Exercise objective:
Collect each line of the entries that holds the string "this".

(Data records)
= = = =
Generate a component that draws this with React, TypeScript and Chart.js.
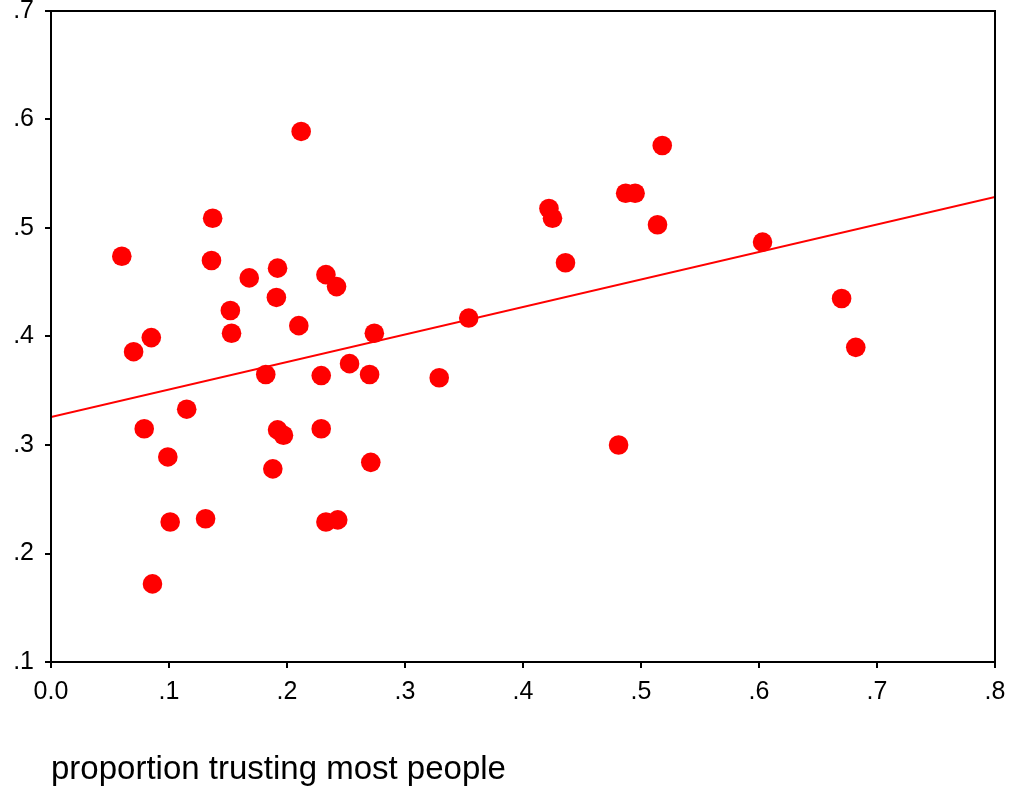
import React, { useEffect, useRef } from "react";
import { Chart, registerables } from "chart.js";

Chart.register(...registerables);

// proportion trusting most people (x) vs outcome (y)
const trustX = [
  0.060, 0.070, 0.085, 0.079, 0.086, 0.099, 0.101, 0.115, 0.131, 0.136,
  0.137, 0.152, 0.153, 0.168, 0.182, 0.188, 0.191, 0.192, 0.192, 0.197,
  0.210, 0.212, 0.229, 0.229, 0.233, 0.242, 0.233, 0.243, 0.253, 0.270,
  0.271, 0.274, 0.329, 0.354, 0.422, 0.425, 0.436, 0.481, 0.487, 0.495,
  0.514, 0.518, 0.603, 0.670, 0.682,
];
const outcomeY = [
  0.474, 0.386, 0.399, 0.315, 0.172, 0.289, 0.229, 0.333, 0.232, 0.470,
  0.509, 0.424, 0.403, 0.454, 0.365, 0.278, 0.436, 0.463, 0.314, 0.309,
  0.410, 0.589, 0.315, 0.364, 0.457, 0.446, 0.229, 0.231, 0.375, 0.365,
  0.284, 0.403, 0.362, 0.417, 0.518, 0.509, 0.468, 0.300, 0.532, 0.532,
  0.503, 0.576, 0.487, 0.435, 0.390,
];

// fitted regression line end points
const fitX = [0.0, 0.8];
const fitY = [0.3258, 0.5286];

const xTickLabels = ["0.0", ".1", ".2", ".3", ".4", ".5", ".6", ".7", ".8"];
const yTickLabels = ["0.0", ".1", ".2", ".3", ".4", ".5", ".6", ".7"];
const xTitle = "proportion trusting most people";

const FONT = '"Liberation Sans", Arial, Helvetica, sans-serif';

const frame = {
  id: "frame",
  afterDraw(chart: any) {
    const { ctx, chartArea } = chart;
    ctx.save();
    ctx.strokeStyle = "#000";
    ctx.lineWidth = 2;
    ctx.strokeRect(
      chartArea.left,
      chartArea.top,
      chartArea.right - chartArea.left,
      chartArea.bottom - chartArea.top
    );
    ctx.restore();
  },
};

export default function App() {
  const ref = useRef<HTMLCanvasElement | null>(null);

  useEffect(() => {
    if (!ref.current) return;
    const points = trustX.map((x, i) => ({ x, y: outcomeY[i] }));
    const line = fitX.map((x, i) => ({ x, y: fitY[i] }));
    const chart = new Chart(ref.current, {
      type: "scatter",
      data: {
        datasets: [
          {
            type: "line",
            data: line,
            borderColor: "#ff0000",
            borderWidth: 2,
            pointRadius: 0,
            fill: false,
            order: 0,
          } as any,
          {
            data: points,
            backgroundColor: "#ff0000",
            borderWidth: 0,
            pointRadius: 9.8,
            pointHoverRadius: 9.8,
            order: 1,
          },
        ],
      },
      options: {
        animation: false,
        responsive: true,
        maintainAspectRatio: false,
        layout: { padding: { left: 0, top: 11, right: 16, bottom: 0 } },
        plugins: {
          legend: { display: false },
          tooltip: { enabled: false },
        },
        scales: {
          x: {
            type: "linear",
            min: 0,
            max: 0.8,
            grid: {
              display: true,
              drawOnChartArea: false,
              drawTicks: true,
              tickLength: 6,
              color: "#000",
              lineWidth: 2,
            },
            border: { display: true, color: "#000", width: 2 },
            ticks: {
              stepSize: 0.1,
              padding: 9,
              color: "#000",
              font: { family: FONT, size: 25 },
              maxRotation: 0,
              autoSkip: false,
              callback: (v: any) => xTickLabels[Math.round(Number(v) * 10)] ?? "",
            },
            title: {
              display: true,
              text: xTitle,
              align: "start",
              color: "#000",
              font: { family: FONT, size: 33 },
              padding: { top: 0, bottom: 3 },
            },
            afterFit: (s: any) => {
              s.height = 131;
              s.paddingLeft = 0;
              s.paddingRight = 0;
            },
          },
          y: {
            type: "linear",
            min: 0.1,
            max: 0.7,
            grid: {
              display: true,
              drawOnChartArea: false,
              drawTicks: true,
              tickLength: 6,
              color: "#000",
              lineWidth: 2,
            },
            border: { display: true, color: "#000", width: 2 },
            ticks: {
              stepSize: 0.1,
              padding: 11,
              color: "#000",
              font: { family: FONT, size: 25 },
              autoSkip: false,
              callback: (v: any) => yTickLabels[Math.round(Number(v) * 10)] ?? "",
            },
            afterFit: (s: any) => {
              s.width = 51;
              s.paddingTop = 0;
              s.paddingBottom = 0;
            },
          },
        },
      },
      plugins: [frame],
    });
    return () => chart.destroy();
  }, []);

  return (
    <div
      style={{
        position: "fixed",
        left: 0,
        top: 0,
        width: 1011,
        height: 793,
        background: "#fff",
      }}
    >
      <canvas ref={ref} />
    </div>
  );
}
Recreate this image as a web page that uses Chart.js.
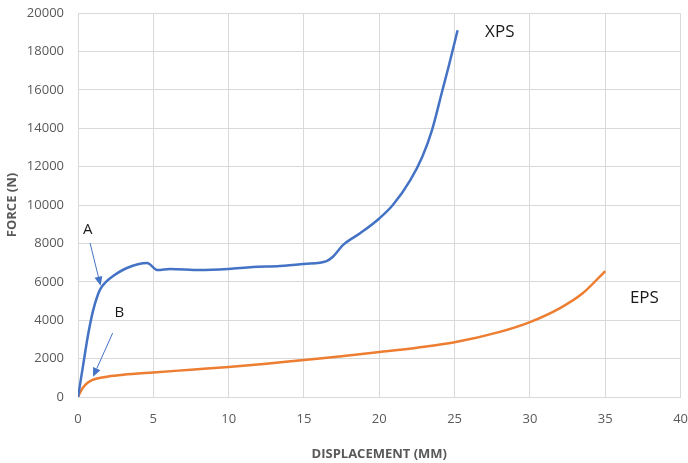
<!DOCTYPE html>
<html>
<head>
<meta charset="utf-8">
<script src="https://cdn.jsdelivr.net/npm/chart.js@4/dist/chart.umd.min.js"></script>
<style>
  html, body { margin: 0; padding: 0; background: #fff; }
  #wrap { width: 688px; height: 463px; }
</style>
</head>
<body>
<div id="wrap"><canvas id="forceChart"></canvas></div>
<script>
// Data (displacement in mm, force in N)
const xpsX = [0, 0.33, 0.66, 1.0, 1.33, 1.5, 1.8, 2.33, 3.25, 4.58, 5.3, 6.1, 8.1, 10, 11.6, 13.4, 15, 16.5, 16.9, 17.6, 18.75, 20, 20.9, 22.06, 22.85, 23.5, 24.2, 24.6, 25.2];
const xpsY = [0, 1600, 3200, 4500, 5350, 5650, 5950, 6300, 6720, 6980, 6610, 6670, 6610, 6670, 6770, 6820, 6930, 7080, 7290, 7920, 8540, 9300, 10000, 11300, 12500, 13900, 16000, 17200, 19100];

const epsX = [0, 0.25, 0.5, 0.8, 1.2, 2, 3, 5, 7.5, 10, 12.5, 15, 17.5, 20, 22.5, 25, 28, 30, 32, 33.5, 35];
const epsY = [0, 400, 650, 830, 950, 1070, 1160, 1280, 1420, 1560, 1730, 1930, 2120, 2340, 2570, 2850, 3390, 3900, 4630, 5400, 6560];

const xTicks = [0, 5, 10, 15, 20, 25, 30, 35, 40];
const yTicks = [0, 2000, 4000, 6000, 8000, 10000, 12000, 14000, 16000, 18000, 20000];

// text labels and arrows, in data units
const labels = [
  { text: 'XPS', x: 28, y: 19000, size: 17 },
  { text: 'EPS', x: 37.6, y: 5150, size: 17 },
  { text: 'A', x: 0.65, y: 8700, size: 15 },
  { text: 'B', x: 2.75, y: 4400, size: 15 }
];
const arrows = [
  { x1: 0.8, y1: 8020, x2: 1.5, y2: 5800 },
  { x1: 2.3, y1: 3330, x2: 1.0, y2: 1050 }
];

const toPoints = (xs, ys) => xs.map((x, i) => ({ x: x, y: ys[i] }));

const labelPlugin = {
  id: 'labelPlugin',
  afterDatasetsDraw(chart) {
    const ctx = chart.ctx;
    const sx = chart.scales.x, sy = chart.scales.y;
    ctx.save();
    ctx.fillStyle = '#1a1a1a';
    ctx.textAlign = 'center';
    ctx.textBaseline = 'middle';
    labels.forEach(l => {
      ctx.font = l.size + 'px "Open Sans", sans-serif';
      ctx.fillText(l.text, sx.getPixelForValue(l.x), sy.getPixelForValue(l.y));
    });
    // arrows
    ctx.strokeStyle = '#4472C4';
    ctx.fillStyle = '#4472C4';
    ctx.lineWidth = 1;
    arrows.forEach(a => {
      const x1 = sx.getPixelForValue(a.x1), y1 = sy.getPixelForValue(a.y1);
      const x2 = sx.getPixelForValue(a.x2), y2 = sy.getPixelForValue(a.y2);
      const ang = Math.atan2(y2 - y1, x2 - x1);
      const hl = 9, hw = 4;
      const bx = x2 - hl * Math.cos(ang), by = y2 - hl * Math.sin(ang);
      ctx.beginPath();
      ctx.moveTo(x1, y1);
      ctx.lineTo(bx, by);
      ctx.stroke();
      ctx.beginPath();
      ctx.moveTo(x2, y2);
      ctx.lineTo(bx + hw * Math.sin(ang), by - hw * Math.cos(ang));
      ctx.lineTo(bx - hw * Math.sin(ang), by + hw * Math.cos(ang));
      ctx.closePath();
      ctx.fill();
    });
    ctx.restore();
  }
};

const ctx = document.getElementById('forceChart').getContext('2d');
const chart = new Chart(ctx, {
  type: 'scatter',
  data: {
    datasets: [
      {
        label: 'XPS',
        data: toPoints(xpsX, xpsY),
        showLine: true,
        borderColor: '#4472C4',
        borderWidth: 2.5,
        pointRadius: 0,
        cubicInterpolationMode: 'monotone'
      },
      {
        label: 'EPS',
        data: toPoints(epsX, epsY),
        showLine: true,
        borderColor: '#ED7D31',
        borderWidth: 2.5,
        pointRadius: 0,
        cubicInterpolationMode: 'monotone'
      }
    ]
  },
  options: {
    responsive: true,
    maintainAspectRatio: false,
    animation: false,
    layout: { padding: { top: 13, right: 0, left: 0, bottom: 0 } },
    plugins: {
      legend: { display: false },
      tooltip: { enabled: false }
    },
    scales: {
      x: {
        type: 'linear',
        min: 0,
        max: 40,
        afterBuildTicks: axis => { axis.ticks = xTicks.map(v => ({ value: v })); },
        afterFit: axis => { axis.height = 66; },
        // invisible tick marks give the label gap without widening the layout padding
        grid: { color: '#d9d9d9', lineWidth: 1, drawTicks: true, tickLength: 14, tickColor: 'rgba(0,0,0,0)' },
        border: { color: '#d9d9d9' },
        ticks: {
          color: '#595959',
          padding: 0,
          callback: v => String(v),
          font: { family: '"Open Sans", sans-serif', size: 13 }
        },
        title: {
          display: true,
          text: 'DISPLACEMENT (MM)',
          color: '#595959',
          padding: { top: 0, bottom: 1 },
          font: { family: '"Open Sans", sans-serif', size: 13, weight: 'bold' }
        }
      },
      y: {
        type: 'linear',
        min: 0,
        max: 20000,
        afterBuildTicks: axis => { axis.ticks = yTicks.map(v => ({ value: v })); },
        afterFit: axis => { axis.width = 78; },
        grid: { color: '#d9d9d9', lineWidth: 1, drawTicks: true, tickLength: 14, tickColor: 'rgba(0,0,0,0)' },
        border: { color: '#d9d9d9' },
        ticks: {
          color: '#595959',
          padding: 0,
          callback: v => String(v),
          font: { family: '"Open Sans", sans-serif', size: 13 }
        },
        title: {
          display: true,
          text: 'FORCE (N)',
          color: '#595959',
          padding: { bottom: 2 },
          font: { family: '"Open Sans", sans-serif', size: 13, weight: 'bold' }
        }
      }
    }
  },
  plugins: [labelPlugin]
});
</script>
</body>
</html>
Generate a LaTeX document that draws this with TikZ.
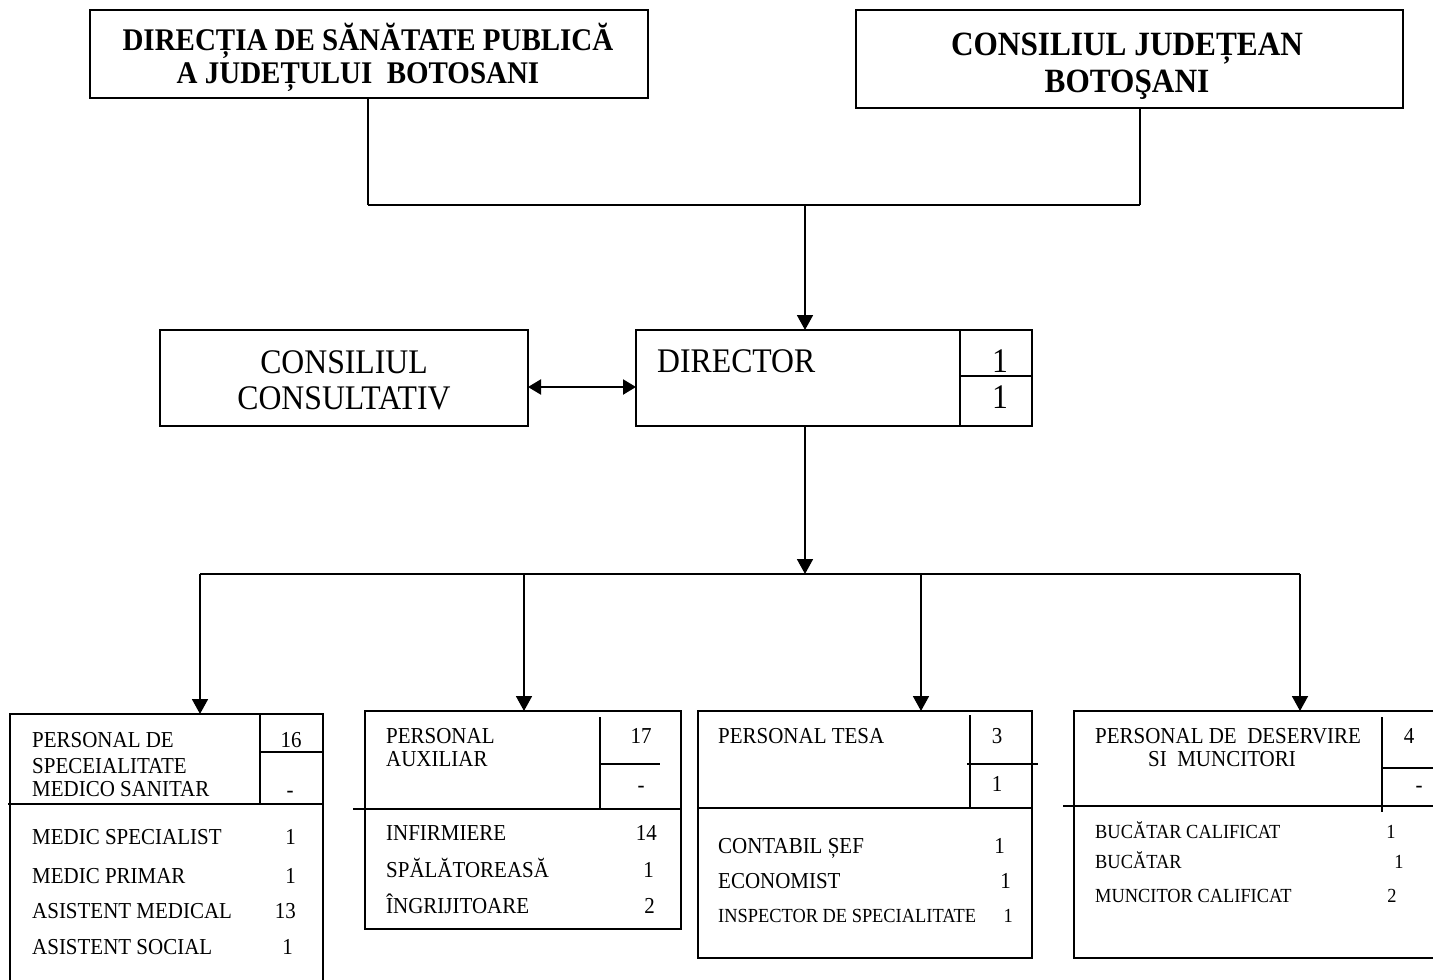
= = = =
Answer:
Generate a component that draws this with React, TypeScript and Chart.js.
Recreate this image as a web page that uses Chart.js.
Generate a LaTeX document that draws this with TikZ.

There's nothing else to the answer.